• [Directions for this task] Find the number of lines in these records where the word "standalone" appears. Reply with that number and nothing more.

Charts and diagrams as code

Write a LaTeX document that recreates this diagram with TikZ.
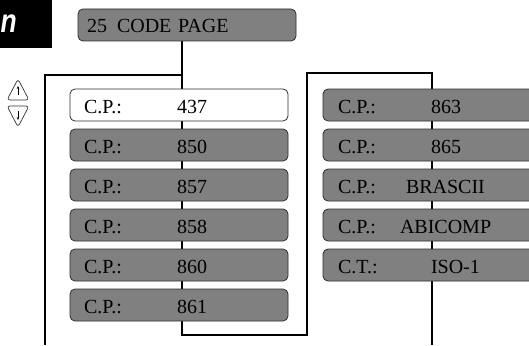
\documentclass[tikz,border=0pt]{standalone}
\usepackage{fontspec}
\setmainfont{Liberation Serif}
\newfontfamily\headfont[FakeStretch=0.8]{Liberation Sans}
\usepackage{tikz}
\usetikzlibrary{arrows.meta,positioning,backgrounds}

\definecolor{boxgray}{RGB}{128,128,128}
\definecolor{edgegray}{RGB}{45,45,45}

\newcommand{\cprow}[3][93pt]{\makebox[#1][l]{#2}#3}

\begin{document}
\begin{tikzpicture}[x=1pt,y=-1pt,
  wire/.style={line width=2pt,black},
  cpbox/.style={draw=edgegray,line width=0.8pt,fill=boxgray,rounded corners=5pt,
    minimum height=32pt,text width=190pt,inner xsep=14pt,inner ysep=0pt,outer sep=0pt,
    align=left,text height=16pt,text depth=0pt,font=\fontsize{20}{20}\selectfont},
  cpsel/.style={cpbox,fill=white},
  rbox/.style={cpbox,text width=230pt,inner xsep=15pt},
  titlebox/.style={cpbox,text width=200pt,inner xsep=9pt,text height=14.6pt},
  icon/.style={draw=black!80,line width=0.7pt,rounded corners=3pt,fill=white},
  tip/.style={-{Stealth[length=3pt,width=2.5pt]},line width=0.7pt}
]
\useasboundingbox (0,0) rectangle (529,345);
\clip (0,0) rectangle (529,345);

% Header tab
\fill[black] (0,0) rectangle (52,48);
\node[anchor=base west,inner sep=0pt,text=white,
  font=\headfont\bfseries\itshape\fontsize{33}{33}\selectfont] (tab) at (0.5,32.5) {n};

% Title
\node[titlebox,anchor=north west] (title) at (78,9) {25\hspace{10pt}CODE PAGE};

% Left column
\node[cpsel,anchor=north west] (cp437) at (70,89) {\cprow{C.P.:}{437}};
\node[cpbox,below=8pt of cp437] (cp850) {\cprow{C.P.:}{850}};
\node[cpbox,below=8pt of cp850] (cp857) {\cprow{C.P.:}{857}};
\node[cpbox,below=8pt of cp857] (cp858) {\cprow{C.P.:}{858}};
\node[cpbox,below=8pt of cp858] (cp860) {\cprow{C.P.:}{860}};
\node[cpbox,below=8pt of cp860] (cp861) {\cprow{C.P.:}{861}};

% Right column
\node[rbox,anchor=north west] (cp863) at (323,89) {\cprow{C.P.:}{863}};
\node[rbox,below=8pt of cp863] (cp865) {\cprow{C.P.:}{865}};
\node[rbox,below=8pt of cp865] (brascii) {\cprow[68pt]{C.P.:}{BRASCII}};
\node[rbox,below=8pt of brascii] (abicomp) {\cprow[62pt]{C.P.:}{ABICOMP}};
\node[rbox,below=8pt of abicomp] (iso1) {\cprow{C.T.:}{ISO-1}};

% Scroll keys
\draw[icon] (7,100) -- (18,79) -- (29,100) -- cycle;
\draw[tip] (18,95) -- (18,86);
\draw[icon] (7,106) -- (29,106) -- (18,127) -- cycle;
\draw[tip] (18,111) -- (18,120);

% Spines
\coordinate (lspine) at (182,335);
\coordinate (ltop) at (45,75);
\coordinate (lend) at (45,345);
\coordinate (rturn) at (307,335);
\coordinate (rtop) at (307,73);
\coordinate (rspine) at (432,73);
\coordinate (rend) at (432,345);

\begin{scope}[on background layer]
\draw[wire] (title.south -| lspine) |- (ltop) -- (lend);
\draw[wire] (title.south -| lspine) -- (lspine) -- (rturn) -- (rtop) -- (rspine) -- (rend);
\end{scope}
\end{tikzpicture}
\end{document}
==
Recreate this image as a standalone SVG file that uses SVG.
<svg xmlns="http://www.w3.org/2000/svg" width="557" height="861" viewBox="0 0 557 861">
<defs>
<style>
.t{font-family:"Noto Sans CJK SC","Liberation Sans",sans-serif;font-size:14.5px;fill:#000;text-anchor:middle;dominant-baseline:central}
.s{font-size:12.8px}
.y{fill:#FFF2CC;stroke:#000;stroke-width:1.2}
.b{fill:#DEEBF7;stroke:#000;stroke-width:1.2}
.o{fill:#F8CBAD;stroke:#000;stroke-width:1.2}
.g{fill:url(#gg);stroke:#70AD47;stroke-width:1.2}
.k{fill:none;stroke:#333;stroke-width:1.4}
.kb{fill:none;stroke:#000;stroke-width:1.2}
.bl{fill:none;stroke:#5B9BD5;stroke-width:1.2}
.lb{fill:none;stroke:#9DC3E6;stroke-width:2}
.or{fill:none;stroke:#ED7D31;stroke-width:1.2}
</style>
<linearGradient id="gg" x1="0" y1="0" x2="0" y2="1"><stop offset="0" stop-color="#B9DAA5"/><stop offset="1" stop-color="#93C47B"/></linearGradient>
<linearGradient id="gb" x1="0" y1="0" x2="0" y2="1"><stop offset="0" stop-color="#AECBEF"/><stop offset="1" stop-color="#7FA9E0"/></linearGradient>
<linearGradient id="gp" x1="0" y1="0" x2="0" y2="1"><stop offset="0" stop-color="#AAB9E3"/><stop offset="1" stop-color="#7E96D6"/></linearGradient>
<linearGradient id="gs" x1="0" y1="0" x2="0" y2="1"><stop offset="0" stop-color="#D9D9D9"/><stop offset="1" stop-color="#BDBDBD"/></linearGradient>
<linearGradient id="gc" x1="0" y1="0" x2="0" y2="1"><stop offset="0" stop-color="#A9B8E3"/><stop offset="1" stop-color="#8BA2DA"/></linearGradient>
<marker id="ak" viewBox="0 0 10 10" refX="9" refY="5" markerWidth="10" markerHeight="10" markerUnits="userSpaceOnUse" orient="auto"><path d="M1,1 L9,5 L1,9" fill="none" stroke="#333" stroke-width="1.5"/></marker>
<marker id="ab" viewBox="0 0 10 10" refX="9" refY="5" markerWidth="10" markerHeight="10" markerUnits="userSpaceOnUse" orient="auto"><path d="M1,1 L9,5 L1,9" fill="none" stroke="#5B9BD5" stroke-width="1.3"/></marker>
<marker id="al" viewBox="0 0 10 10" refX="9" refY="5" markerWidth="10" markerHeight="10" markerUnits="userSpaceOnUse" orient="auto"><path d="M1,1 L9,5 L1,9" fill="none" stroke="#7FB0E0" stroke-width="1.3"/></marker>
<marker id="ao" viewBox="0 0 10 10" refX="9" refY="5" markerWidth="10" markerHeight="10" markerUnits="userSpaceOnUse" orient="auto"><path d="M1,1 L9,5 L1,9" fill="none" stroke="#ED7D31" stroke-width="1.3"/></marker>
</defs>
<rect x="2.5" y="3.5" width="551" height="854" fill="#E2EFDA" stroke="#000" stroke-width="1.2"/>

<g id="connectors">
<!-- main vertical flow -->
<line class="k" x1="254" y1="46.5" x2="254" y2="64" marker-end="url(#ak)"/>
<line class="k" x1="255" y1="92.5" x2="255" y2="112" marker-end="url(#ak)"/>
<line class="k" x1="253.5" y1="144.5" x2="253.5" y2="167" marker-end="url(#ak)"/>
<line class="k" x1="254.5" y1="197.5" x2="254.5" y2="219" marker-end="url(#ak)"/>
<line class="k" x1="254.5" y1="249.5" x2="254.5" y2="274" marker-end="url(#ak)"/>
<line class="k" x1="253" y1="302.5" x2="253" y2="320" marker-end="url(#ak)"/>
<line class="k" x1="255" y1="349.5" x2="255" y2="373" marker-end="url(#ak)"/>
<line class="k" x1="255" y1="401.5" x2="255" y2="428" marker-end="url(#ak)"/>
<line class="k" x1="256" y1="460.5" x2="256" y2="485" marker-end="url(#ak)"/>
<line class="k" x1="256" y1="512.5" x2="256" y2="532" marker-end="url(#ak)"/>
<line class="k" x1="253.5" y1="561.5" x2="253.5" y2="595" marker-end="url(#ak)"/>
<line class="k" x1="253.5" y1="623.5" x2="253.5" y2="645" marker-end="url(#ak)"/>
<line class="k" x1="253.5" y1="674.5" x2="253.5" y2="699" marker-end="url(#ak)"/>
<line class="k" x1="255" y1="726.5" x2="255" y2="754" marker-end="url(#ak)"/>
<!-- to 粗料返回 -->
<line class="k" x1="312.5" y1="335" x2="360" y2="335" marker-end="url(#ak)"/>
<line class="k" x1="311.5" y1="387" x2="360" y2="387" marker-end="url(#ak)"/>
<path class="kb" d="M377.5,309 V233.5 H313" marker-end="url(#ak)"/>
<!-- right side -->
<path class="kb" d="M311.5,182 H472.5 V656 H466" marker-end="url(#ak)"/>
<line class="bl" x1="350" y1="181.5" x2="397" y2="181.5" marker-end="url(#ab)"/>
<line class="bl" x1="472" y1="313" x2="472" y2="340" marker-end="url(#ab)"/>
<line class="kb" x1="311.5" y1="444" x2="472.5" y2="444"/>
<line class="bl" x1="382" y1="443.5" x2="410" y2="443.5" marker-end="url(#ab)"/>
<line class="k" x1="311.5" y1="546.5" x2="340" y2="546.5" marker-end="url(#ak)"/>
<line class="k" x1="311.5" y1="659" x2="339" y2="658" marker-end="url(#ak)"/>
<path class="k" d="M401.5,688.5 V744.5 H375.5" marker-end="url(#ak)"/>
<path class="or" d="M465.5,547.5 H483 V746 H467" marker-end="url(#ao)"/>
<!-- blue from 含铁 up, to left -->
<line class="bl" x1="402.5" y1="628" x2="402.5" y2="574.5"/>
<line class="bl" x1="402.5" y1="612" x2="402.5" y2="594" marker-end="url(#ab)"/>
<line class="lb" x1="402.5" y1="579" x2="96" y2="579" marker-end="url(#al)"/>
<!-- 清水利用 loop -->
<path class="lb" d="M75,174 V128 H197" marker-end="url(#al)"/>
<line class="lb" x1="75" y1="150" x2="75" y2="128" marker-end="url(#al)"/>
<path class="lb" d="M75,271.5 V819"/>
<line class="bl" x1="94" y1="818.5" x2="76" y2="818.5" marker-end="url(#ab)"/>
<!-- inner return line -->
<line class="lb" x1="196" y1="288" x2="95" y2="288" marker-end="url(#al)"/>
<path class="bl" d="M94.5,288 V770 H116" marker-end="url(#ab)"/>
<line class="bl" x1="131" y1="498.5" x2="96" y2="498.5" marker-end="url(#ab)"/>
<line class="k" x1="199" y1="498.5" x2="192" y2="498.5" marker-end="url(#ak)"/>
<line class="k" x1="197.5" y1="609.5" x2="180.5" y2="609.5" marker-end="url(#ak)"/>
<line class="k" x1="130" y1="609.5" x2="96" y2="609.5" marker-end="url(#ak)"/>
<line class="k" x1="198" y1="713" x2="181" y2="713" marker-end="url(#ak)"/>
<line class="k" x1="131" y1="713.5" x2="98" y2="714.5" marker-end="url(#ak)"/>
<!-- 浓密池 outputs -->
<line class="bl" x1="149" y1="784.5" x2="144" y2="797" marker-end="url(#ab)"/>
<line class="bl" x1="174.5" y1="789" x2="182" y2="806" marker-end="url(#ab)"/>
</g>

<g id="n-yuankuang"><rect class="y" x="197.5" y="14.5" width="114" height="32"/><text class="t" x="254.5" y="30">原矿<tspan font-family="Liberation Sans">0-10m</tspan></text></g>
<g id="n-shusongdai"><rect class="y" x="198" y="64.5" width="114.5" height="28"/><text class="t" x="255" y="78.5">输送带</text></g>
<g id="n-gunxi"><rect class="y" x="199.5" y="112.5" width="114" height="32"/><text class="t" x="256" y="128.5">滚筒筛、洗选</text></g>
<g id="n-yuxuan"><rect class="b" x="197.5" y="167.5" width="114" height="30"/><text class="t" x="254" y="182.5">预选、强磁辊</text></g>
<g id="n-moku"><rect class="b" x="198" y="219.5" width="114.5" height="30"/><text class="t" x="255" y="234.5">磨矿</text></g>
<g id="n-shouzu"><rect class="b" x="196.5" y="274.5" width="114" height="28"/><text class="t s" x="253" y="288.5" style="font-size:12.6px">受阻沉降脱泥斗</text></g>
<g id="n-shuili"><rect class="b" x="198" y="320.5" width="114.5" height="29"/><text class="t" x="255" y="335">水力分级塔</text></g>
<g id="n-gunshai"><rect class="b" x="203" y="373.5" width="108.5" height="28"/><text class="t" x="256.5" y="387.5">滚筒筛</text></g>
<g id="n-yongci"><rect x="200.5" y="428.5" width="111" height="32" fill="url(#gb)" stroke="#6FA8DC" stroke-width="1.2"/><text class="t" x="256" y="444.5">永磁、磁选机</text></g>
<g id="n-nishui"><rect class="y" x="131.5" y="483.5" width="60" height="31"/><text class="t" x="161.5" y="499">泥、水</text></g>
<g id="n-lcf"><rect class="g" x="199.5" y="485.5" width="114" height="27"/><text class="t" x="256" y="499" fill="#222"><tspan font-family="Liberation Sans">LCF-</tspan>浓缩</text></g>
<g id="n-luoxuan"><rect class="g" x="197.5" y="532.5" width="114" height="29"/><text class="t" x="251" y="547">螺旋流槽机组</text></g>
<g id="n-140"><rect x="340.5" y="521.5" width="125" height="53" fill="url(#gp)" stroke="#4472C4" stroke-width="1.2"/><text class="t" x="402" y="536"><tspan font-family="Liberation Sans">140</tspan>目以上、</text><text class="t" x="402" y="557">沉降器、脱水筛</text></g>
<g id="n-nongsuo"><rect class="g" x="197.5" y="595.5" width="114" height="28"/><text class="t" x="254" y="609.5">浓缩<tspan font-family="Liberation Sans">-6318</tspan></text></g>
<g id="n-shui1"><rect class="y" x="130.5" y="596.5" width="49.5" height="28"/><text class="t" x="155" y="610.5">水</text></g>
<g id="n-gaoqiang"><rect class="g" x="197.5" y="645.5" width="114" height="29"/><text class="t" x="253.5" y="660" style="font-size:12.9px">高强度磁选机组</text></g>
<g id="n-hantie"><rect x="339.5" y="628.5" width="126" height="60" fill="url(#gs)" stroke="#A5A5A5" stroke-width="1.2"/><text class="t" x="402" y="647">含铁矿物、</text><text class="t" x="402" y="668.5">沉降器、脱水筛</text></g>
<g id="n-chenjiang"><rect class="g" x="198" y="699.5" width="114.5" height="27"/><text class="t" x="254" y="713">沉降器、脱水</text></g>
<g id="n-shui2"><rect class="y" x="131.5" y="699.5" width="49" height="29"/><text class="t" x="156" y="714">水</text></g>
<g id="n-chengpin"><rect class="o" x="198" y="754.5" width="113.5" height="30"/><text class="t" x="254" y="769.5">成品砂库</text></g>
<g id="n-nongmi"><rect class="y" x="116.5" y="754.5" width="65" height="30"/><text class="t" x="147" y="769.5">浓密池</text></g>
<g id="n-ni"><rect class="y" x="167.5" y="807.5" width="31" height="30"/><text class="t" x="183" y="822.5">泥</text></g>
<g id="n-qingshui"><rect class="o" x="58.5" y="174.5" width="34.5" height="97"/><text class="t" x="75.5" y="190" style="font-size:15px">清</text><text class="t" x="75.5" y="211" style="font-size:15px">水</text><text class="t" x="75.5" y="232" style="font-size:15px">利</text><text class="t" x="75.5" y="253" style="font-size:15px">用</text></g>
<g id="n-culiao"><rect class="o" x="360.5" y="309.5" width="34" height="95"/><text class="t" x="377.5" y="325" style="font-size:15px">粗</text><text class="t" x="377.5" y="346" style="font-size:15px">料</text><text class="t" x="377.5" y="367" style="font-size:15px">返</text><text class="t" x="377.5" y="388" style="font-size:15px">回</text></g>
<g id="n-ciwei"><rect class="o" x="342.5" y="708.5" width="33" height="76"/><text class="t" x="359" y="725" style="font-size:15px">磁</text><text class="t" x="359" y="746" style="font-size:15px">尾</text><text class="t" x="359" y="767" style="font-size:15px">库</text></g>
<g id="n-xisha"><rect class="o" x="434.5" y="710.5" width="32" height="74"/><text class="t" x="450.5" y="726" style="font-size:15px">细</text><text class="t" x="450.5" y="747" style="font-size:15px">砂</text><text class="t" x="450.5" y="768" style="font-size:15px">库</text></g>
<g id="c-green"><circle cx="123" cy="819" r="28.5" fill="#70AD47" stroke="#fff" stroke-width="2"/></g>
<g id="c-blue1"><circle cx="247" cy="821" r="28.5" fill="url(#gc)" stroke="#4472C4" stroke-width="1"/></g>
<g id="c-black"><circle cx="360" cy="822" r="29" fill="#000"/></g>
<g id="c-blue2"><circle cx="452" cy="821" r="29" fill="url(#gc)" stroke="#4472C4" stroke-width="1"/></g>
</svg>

• [Written solution] 2